→ **TO BE DONE**
Below are some entries. Output each one exactly as it appears.

→ **DATA SHOWN**
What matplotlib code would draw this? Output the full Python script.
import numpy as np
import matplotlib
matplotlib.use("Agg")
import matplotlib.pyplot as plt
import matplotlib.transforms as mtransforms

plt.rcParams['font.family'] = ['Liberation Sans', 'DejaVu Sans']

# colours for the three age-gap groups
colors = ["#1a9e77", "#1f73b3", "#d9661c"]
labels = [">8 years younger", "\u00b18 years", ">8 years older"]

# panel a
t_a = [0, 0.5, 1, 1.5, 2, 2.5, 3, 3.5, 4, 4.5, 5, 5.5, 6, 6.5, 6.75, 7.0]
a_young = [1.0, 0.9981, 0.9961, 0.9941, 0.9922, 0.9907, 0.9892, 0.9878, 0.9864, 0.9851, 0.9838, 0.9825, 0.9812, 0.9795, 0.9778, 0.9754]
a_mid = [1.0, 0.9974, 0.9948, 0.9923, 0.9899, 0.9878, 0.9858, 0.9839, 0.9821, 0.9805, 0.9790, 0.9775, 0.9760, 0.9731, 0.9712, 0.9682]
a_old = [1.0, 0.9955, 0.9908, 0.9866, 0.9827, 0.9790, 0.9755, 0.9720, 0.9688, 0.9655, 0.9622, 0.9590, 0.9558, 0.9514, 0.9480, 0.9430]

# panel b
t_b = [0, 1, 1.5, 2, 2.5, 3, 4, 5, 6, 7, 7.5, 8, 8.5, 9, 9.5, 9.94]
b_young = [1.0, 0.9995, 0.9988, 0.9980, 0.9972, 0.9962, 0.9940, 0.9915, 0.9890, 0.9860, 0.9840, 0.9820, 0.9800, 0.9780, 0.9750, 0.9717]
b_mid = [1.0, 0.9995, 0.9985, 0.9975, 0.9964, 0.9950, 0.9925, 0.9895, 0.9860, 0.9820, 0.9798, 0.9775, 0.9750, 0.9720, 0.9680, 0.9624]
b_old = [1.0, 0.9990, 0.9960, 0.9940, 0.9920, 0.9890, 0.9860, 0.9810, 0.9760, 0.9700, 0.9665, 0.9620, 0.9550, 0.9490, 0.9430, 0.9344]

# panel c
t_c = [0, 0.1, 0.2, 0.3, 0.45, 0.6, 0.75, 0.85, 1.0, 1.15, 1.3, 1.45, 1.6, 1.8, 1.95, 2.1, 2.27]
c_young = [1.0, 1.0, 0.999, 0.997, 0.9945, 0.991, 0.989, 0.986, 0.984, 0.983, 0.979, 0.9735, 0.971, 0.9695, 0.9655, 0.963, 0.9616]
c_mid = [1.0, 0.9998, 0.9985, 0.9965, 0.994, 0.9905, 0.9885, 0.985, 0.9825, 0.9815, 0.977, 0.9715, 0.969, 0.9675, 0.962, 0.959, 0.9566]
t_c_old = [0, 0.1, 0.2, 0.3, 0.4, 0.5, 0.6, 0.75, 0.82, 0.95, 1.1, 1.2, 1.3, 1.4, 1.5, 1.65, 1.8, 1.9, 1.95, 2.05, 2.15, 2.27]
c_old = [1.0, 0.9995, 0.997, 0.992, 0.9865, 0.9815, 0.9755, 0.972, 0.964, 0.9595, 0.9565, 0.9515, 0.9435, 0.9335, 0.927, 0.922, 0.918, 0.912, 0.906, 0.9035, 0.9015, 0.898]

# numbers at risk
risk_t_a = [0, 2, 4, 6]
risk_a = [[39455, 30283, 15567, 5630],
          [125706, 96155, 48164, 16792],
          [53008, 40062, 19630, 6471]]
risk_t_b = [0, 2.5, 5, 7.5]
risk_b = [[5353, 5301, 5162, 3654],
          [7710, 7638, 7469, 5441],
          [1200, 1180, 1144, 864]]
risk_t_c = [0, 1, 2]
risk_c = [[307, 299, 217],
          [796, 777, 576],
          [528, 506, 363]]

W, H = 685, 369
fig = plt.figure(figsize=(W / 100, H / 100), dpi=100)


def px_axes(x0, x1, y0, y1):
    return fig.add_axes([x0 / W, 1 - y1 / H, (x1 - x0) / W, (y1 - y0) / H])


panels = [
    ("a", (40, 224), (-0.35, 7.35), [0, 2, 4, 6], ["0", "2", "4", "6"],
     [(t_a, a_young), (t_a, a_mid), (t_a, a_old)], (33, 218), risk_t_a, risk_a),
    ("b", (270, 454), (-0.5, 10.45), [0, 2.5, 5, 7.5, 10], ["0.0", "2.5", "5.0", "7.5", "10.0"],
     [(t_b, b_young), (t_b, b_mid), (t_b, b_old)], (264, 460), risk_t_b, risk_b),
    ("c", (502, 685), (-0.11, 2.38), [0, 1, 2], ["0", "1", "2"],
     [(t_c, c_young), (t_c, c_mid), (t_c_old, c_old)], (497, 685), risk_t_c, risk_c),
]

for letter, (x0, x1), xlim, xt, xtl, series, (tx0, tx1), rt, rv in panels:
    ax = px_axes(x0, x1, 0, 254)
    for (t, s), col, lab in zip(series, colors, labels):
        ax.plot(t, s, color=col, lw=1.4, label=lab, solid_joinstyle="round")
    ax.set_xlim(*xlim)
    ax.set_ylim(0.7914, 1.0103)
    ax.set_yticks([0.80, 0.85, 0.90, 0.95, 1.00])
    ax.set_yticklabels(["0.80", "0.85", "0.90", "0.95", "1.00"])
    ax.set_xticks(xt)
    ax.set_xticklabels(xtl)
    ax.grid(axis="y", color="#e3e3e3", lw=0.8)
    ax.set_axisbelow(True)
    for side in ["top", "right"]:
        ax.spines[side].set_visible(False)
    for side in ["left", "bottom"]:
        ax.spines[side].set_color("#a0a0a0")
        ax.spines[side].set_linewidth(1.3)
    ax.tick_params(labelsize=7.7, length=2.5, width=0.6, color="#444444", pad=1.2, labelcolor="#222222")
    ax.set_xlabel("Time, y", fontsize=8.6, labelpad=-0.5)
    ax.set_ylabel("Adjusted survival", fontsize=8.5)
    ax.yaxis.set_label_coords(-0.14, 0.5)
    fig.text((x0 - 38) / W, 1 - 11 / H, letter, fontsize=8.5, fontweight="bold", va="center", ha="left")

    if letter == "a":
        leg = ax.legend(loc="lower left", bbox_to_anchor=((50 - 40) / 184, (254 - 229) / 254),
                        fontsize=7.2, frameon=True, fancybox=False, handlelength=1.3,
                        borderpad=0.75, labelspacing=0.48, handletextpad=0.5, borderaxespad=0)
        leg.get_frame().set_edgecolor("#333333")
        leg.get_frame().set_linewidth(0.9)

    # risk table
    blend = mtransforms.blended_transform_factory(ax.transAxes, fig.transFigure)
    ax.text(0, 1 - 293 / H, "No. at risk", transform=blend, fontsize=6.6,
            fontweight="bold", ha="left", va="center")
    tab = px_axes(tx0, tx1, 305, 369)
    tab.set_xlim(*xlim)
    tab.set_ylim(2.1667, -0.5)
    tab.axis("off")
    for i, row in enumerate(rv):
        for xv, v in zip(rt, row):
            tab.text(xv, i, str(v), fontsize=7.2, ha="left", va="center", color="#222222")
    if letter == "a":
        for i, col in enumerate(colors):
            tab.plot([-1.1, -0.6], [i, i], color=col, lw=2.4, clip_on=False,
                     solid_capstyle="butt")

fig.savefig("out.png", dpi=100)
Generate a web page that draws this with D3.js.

→ **OUTPUT FOR THIS TASK**
What matplotlib code would draw this? Output the full Python script.
import numpy as np
import matplotlib
matplotlib.use("Agg")
import matplotlib.pyplot as plt
import matplotlib.transforms as mtransforms

plt.rcParams['font.family'] = ['Liberation Sans', 'DejaVu Sans']

# colours for the three age-gap groups
colors = ["#1a9e77", "#1f73b3", "#d9661c"]
labels = [">8 years younger", "\u00b18 years", ">8 years older"]

# panel a
t_a = [0, 0.5, 1, 1.5, 2, 2.5, 3, 3.5, 4, 4.5, 5, 5.5, 6, 6.5, 6.75, 7.0]
a_young = [1.0, 0.9981, 0.9961, 0.9941, 0.9922, 0.9907, 0.9892, 0.9878, 0.9864, 0.9851, 0.9838, 0.9825, 0.9812, 0.9795, 0.9778, 0.9754]
a_mid = [1.0, 0.9974, 0.9948, 0.9923, 0.9899, 0.9878, 0.9858, 0.9839, 0.9821, 0.9805, 0.9790, 0.9775, 0.9760, 0.9731, 0.9712, 0.9682]
a_old = [1.0, 0.9955, 0.9908, 0.9866, 0.9827, 0.9790, 0.9755, 0.9720, 0.9688, 0.9655, 0.9622, 0.9590, 0.9558, 0.9514, 0.9480, 0.9430]

# panel b
t_b = [0, 1, 1.5, 2, 2.5, 3, 4, 5, 6, 7, 7.5, 8, 8.5, 9, 9.5, 9.94]
b_young = [1.0, 0.9995, 0.9988, 0.9980, 0.9972, 0.9962, 0.9940, 0.9915, 0.9890, 0.9860, 0.9840, 0.9820, 0.9800, 0.9780, 0.9750, 0.9717]
b_mid = [1.0, 0.9995, 0.9985, 0.9975, 0.9964, 0.9950, 0.9925, 0.9895, 0.9860, 0.9820, 0.9798, 0.9775, 0.9750, 0.9720, 0.9680, 0.9624]
b_old = [1.0, 0.9990, 0.9960, 0.9940, 0.9920, 0.9890, 0.9860, 0.9810, 0.9760, 0.9700, 0.9665, 0.9620, 0.9550, 0.9490, 0.9430, 0.9344]

# panel c
t_c = [0, 0.1, 0.2, 0.3, 0.45, 0.6, 0.75, 0.85, 1.0, 1.15, 1.3, 1.45, 1.6, 1.8, 1.95, 2.1, 2.27]
c_young = [1.0, 1.0, 0.999, 0.997, 0.9945, 0.991, 0.989, 0.986, 0.984, 0.983, 0.979, 0.9735, 0.971, 0.9695, 0.9655, 0.963, 0.9616]
c_mid = [1.0, 0.9998, 0.9985, 0.9965, 0.994, 0.9905, 0.9885, 0.985, 0.9825, 0.9815, 0.977, 0.9715, 0.969, 0.9675, 0.962, 0.959, 0.9566]
t_c_old = [0, 0.1, 0.2, 0.3, 0.4, 0.5, 0.6, 0.75, 0.82, 0.95, 1.1, 1.2, 1.3, 1.4, 1.5, 1.65, 1.8, 1.9, 1.95, 2.05, 2.15, 2.27]
c_old = [1.0, 0.9995, 0.997, 0.992, 0.9865, 0.9815, 0.9755, 0.972, 0.964, 0.9595, 0.9565, 0.9515, 0.9435, 0.9335, 0.927, 0.922, 0.918, 0.912, 0.906, 0.9035, 0.9015, 0.898]

# numbers at risk
risk_t_a = [0, 2, 4, 6]
risk_a = [[39455, 30283, 15567, 5630],
          [125706, 96155, 48164, 16792],
          [53008, 40062, 19630, 6471]]
risk_t_b = [0, 2.5, 5, 7.5]
risk_b = [[5353, 5301, 5162, 3654],
          [7710, 7638, 7469, 5441],
          [1200, 1180, 1144, 864]]
risk_t_c = [0, 1, 2]
risk_c = [[307, 299, 217],
          [796, 777, 576],
          [528, 506, 363]]

W, H = 685, 369
fig = plt.figure(figsize=(W / 100, H / 100), dpi=100)


def px_axes(x0, x1, y0, y1):
    return fig.add_axes([x0 / W, 1 - y1 / H, (x1 - x0) / W, (y1 - y0) / H])


panels = [
    ("a", (40, 224), (-0.35, 7.35), [0, 2, 4, 6], ["0", "2", "4", "6"],
     [(t_a, a_young), (t_a, a_mid), (t_a, a_old)], (33, 218), risk_t_a, risk_a),
    ("b", (270, 454), (-0.5, 10.45), [0, 2.5, 5, 7.5, 10], ["0.0", "2.5", "5.0", "7.5", "10.0"],
     [(t_b, b_young), (t_b, b_mid), (t_b, b_old)], (264, 460), risk_t_b, risk_b),
    ("c", (502, 685), (-0.11, 2.38), [0, 1, 2], ["0", "1", "2"],
     [(t_c, c_young), (t_c, c_mid), (t_c_old, c_old)], (497, 685), risk_t_c, risk_c),
]

for letter, (x0, x1), xlim, xt, xtl, series, (tx0, tx1), rt, rv in panels:
    ax = px_axes(x0, x1, 0, 254)
    for (t, s), col, lab in zip(series, colors, labels):
        ax.plot(t, s, color=col, lw=1.4, label=lab, solid_joinstyle="round")
    ax.set_xlim(*xlim)
    ax.set_ylim(0.7914, 1.0103)
    ax.set_yticks([0.80, 0.85, 0.90, 0.95, 1.00])
    ax.set_yticklabels(["0.80", "0.85", "0.90", "0.95", "1.00"])
    ax.set_xticks(xt)
    ax.set_xticklabels(xtl)
    ax.grid(axis="y", color="#e3e3e3", lw=0.8)
    ax.set_axisbelow(True)
    for side in ["top", "right"]:
        ax.spines[side].set_visible(False)
    for side in ["left", "bottom"]:
        ax.spines[side].set_color("#a0a0a0")
        ax.spines[side].set_linewidth(1.3)
    ax.tick_params(labelsize=7.7, length=2.5, width=0.6, color="#444444", pad=1.2, labelcolor="#222222")
    ax.set_xlabel("Time, y", fontsize=8.6, labelpad=-0.5)
    ax.set_ylabel("Adjusted survival", fontsize=8.5)
    ax.yaxis.set_label_coords(-0.14, 0.5)
    fig.text((x0 - 38) / W, 1 - 11 / H, letter, fontsize=8.5, fontweight="bold", va="center", ha="left")

    if letter == "a":
        leg = ax.legend(loc="lower left", bbox_to_anchor=((50 - 40) / 184, (254 - 229) / 254),
                        fontsize=7.2, frameon=True, fancybox=False, handlelength=1.3,
                        borderpad=0.75, labelspacing=0.48, handletextpad=0.5, borderaxespad=0)
        leg.get_frame().set_edgecolor("#333333")
        leg.get_frame().set_linewidth(0.9)

    # risk table
    blend = mtransforms.blended_transform_factory(ax.transAxes, fig.transFigure)
    ax.text(0, 1 - 293 / H, "No. at risk", transform=blend, fontsize=6.6,
            fontweight="bold", ha="left", va="center")
    tab = px_axes(tx0, tx1, 305, 369)
    tab.set_xlim(*xlim)
    tab.set_ylim(2.1667, -0.5)
    tab.axis("off")
    for i, row in enumerate(rv):
        for xv, v in zip(rt, row):
            tab.text(xv, i, str(v), fontsize=7.2, ha="left", va="center", color="#222222")
    if letter == "a":
        for i, col in enumerate(colors):
            tab.plot([-1.1, -0.6], [i, i], color=col, lw=2.4, clip_on=False,
                     solid_capstyle="butt")

fig.savefig("out.png", dpi=100)
Generate a web page that draws this with D3.js.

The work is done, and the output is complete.